Earthquakes can also cause flooding indirectly by triggering landslides that block rivers. The temporary lake behind the debris dam fills rapidly, and when the natural dam eventually fails, a catastrophic flood rushes downstream.
Volcanic Eruptions
Large earthquakes can sometimes push a volcano into eruption, but only if that volcano is already primed. According to the USGS, two conditions must be met: the volcano must contain enough molten rock that is ready to erupt, and pressure within the magma storage area must already be significant. If both conditions exist, a nearby earthquake above magnitude 6 can act as the final trigger.
The mechanism works something like shaking a sealed bottle of carbonated water. Dissolved gases in the magma come out of solution when the earthquake’s vibrations pass through, rapidly increasing pressure inside the volcanic system. That pressure boost can be enough to overcome the last bit of resistance holding the magma underground. A magnitude 7.7 earthquake in 1975 caused significant damage in Hawai’i Volcanoes National Park and was linked to volcanic unrest in the area.

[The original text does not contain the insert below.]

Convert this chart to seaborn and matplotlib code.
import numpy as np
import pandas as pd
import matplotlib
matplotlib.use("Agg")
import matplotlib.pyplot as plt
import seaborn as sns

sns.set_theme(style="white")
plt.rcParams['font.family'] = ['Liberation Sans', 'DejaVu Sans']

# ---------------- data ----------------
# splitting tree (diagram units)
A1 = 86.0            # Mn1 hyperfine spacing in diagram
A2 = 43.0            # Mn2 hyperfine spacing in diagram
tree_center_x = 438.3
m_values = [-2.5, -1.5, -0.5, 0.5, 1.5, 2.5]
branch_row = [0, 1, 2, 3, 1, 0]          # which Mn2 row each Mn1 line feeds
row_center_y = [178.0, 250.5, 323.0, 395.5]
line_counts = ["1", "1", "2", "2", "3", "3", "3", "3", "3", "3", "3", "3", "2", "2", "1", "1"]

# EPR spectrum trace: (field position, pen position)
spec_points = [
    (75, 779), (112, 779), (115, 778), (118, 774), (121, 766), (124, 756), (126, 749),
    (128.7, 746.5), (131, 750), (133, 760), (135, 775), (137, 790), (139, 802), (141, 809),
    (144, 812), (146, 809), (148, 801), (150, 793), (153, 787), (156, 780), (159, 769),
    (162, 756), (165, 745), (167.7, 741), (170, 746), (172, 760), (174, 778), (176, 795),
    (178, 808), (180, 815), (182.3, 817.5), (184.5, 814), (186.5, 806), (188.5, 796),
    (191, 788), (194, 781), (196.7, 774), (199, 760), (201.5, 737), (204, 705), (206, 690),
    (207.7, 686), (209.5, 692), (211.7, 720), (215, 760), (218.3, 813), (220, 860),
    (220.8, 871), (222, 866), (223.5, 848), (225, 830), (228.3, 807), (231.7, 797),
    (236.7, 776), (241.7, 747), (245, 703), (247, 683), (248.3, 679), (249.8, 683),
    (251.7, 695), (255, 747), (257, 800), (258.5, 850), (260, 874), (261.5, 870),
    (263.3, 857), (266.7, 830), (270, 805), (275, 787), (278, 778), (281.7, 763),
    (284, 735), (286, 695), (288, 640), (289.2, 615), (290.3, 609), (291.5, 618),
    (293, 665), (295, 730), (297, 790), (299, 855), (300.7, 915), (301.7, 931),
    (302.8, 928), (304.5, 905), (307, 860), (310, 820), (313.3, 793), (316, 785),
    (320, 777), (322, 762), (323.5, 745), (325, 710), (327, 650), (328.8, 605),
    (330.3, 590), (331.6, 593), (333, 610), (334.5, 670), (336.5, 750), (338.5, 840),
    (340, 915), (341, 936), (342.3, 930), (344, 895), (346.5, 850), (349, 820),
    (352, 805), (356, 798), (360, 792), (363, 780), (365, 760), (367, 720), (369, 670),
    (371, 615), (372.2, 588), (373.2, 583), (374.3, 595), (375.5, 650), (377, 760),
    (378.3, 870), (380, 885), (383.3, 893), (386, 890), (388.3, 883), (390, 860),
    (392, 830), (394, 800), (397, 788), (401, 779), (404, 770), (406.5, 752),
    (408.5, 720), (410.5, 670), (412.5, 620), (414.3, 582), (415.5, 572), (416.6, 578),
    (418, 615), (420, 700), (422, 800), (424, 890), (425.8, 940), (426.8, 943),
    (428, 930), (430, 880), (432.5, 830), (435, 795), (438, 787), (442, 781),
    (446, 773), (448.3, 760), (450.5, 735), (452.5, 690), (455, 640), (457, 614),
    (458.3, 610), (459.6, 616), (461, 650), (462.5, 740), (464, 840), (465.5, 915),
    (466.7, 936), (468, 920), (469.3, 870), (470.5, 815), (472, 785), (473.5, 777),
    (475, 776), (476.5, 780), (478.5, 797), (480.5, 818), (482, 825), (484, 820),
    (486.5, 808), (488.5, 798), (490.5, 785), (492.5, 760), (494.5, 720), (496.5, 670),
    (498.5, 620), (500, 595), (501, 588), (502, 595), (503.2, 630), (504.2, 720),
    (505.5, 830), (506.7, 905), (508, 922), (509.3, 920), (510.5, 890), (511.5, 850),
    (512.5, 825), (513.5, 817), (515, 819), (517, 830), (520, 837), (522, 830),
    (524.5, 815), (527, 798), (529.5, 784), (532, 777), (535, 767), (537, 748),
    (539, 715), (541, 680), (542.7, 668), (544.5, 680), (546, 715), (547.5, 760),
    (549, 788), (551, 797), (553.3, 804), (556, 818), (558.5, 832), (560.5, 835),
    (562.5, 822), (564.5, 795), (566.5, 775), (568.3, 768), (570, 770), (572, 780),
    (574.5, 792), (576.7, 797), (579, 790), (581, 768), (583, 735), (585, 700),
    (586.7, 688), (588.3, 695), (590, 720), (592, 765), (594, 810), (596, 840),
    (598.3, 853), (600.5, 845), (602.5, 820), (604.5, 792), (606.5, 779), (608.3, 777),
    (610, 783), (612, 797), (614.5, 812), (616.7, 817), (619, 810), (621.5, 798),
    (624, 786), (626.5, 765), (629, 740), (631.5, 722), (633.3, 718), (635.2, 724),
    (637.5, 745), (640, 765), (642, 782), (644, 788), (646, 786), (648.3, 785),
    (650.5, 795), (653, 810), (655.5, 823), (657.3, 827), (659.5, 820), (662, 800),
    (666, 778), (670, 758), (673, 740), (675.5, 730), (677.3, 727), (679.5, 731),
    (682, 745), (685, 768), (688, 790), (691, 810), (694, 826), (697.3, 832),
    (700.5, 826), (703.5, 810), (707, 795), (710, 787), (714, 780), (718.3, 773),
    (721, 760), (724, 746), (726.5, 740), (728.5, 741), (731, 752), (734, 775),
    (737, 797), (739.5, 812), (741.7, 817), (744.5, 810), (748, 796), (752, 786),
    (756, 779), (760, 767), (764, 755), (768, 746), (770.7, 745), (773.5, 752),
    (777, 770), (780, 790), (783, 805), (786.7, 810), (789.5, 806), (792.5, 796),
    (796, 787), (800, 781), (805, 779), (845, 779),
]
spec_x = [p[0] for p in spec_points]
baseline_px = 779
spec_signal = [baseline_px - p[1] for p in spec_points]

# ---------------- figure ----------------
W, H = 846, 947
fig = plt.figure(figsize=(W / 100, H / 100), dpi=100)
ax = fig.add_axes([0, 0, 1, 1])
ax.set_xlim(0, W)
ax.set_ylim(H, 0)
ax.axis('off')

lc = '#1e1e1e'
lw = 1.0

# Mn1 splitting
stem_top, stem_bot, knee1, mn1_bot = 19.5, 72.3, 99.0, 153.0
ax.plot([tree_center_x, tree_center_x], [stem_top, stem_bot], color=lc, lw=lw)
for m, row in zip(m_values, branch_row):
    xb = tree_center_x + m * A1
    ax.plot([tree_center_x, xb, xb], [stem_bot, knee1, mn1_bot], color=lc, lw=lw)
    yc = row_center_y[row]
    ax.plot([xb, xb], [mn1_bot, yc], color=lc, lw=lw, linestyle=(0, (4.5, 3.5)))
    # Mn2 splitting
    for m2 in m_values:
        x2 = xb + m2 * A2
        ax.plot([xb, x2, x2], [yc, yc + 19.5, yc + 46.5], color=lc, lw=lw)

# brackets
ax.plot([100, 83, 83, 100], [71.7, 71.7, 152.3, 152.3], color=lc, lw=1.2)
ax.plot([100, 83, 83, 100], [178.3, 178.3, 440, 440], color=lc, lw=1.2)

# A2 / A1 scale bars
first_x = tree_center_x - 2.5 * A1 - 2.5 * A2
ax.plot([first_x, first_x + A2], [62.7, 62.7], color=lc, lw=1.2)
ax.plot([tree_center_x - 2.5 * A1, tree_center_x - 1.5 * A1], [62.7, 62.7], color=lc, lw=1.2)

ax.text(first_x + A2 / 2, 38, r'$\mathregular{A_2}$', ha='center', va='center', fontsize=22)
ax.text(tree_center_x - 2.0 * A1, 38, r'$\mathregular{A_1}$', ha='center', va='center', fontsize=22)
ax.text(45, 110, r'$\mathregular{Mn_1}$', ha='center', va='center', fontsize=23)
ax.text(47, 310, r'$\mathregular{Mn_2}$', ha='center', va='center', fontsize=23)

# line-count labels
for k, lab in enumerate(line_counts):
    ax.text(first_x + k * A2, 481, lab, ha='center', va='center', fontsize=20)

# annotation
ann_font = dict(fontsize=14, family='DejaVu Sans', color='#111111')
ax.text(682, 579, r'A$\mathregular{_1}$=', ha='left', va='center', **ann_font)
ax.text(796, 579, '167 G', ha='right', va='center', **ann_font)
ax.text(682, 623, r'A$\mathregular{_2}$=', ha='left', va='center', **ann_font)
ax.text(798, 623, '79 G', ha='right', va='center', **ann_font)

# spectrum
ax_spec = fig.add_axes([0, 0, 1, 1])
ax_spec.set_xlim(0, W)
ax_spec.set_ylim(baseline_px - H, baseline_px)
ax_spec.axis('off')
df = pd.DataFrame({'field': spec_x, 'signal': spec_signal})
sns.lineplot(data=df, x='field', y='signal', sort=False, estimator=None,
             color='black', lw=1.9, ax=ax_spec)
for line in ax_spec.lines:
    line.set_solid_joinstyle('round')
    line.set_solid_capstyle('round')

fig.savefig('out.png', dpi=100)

It’s worth noting that the reverse relationship, volcanic activity causing earthquakes, is far more common. Most earthquakes near volcanoes are caused by magma movement rather than the other way around.
Triggered Earthquakes
One earthquake can trigger additional earthquakes, sometimes hundreds of miles from the original event. The 2011 Tohoku earthquake set off a cascade of smaller quakes detected across Japan’s dense seismic monitoring network. These triggered earthquakes occur because seismic waves from the mainshock alter stress conditions on distant faults that were already close to their breaking point.
These secondary quakes are typically smaller than the original, but they can still cause damage in areas that weren’t directly affected by the mainshock. They can also reactivate landslide-prone slopes or further weaken structures already stressed by the first event, compounding the overall disaster.

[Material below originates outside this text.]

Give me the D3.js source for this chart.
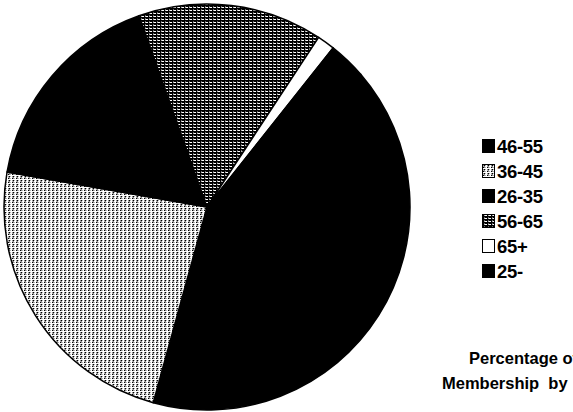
<!DOCTYPE html>
<html>
<head>
<meta charset="utf-8">
<script src="https://cdn.jsdelivr.net/npm/d3@7"></script>
<style>
  html, body { margin: 0; padding: 0; background: #fff; overflow: hidden; }
  svg { display: block; }
  text { font-family: "Liberation Sans", Arial, sans-serif; font-weight: bold; fill: #000; }
</style>
</head>
<body>
<svg id="chart" width="573" height="412"></svg>
<script>
// Membership share by age group (percent)
const ageGroups = ["46-55", "36-45", "26-35", "56-65", "65+", "25-"];
const shares    = [40.6, 23.5, 16.8, 14.7, 1.4, 3.0];
const fills     = ["solid", "light", "solid", "dark", "white", "solid"];
const titleLines = ["Percentage of", "Membership  by"];

const svg = d3.select("#chart");
const defs = svg.append("defs");

// Dithered fill tiles: each row string is a run of pixel codes
const palette = { k: "#000", w: "#fff", g: "#8a8a8a", m: "#6a6a6a", s: "#b5b5b5" };
const tiles = {
  light: ["wwww", "wgks", "wsgw", "wkgs"],
  dark:  ["kkmk", "wksw", "kkkk"]
};
Object.entries(tiles).forEach(([id, rows]) => {
  const p = defs.append("pattern")
    .attr("id", "pat-" + id)
    .attr("patternUnits", "userSpaceOnUse")
    .attr("width", rows[0].length)
    .attr("height", rows.length);
  rows.forEach((row, y) => {
    row.split("").forEach((c, x) => {
      p.append("rect")
        .attr("x", x).attr("y", y)
        .attr("width", 1).attr("height", 1)
        .attr("shape-rendering", "crispEdges")
        .attr("fill", palette[c]);
    });
  });
});

const fillFor = f => f === "solid" ? "#000" : f === "white" ? "#fff" : `url(#pat-${f})`;

// Pie
const cx = 207, cy = 207, radius = 203;
const startDeg = 49.2;
const pie = d3.pie()
  .sort(null)
  .startAngle(startDeg * Math.PI / 180)
  .endAngle(startDeg * Math.PI / 180 + 2 * Math.PI);
const arc = d3.arc().innerRadius(0).outerRadius(radius);

const data = ageGroups.map((g, i) => ({ group: g, value: shares[i], fill: fills[i] }));

svg.append("g")
  .attr("transform", `translate(${cx},${cy})`)
  .selectAll("path")
  .data(pie.value(d => d.value)(data))
  .join("path")
  .attr("d", arc)
  .attr("fill", d => fillFor(d.data.fill))
  .attr("stroke", "#000")
  .attr("stroke-width", 1.5)
  .attr("stroke-linejoin", "round");

// Legend
const legend = svg.append("g").attr("transform", "translate(482,139)");
const rowGap = 25;
const item = legend.selectAll("g")
  .data(data)
  .join("g")
  .attr("transform", (d, i) => `translate(0,${i * rowGap})`);

item.append("rect")
  .attr("x", 0.5).attr("y", 0.5)
  .attr("width", 12).attr("height", 13)
  .attr("fill", d => fillFor(d.fill))
  .attr("stroke", "#000")
  .attr("stroke-width", 1);

item.append("text")
  .attr("x", 15)
  .attr("y", 14)
  .attr("font-size", 18.5)
  .attr("letter-spacing", -0.3)
  .text(d => d.group);

// Title, set in two lines at the lower right
const titleX = [469, 442];
svg.append("g")
  .selectAll("text")
  .data(titleLines)
  .join("text")
  .attr("x", (d, i) => titleX[i])
  .attr("y", (d, i) => 364 + i * 25)
  .attr("font-size", 16.5)
  .style("white-space", "pre")
  .text(d => d);
</script>
</body>
</html>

Why Secondary Disasters Are So Deadly
Only about 1% of damaging earthquakes account for roughly 93% of all earthquake fatalities worldwide. Within those deadliest events, secondary effects play a disproportionate role. The 40% figure for secondary-effect casualties and economic losses is an average. In individual disasters, the ratio can be far worse. The 2011 Tohoku earthquake killed the vast majority of its nearly 20,000 victims through the tsunami, not the shaking.
The compounding nature of these events is what makes them so dangerous. A single earthquake can trigger a landslide that blocks a river, creating a flood, while simultaneously rupturing gas lines that start fires in a city where the water mains are broken. Each secondary disaster unfolds on its own timeline, stretching emergency response thin and catching survivors off guard hours or even days after the initial shaking stops.